Any parent with school-aged children likely understands the struggle that is sometimes involved in getting them to actually go everyday, so having a child bring home a perfect attendance award seems like it would be a big cause for celebration. But when British writer and blogger Rachel Wright's son recently won a free evening at a play center as a reward for never missing a day of school, she wasn't exactly thrilled. Wright ultimately decided against having her son receive the award, but the reasons why this mom won't let her son accept his perfect attendance award are incredibly important, and it's a conversation that seems really necessary.
According to TODAY Parents, the 40-year-old mom-of-three wrote on her Facebook page that after her middle son J.J. brought home the award, the two discussed the pros and cons, and opted to throw it away. And while that may have seemed unfair to J.J. (I mean, a free evening at a play center does sound pretty cool), Wright explained in her post that allowing her son to keep the award would have reinforced some pretty damaging beliefs about ableism that she definitely didn't want to perpetuate.
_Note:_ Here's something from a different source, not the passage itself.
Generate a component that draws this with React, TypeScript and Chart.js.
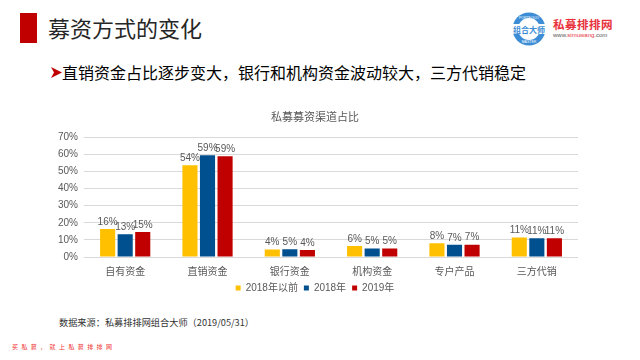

In the post, which has now been shared more than 13,000 times, Wright explained that there were four main reasons why she wasn't on board with the award, and they all made a lot of sense. For one, Wright argued that, well, J.J. didn't exactly earn his perfect record — she was the one who got him to school everyday, after all — and why reward him for something he didn't actually have anything to do with? And beyond that, the fact that he managed to avoid missing school due to illness really just came down to luck.
But more importantly, Wright argued that rewarding a child for their school attendance is incredibly misguided, and sends the message that missing school is always irresponsible. Sure, it's obviously important for children to go to school everyday, and missing class can have an impact on students' learning. Daily attendance also helps teach important skills like responsibility and work ethic, but emphasizing perfect attendance, Wright argues, really just stigmatizes illness:
In this family you are not shamed for ill health, vulnerability or weakness. ... In this house we look after ourselves and the weakest amongst us.
Can you imagine a work place that at the end of each week marked out all the people who hadn't been sick? Where all the departments with the least number of people off were rewarded — in front of everyone else? ... What on earth are we teaching our kids about value and worth? What are we teaching them about looking out for each other and looking after the sick or disabled in our community?
As a mom to another son with severe cerebral palsy, Wright knows quite well that, actually, there are plenty of other really good reasons why someone might miss school, and they shouldn't be judged for it — and it's a message that many parents whose children have disabilities likely appreciate.
My own school-aged daughter also has cerebral palsy, and while hers is a much more mild form, this year she's had to miss school a fair bit. Between unexpected colds and illnesses, and a variety of doctor's appointments, physiotherapy and occupational therapy sessions, there were many days she either didn't attend, or made it only for the morning or afternoon. Her school was supportive and understanding, but I still felt guilty when they'd send letters home to parents about the importance of not missing class. And while my kindergartener might be too young to internalize that idea, soon, it's likely that she might feel bad or different when she realizes that she probably won't even come close to winning a perfect attendance award.
But the shame and stigma that can surround illness and disability certainly don't end when children leave school. Many adults who struggle with invisible chronic illnesses or mental health problems often feel like they can't (or shouldn't) disclose the difficulties that they are facing to their employers for the fear of being judged or seen as less valuable in the workplace. Yet the lack of support — and surely the sense that it's not OK to take time off, even if it's necessary — only makes that suffering worse.
Celebrating a child's perfect school attendance might seem fun and harmless, and it also supports the long-held conventional notion that kids should be pushed to attend school everyday no matter what. But while many commenters criticized Wright's post, it's not like she was arguing that school doesn't matter, or that kids should be able to stay home whenever they feel like it. Instead, she was giving a voice to the children (and adults) who are left feeling unnecessarily judged or inferior because of circumstances outside of their control, and encouraging greater understanding and compassion.
It might be difficult to let go of older ideas that might appear on the surface to make a lot of sense — what could be wrong with rewarding a kid for going to school everyday? — but sometimes those ideas ignore the experience of marginalized individuals. And by speaking up about it, parents like Wright are helping teach a valuable lesson about inclusivity that all children can benefit from.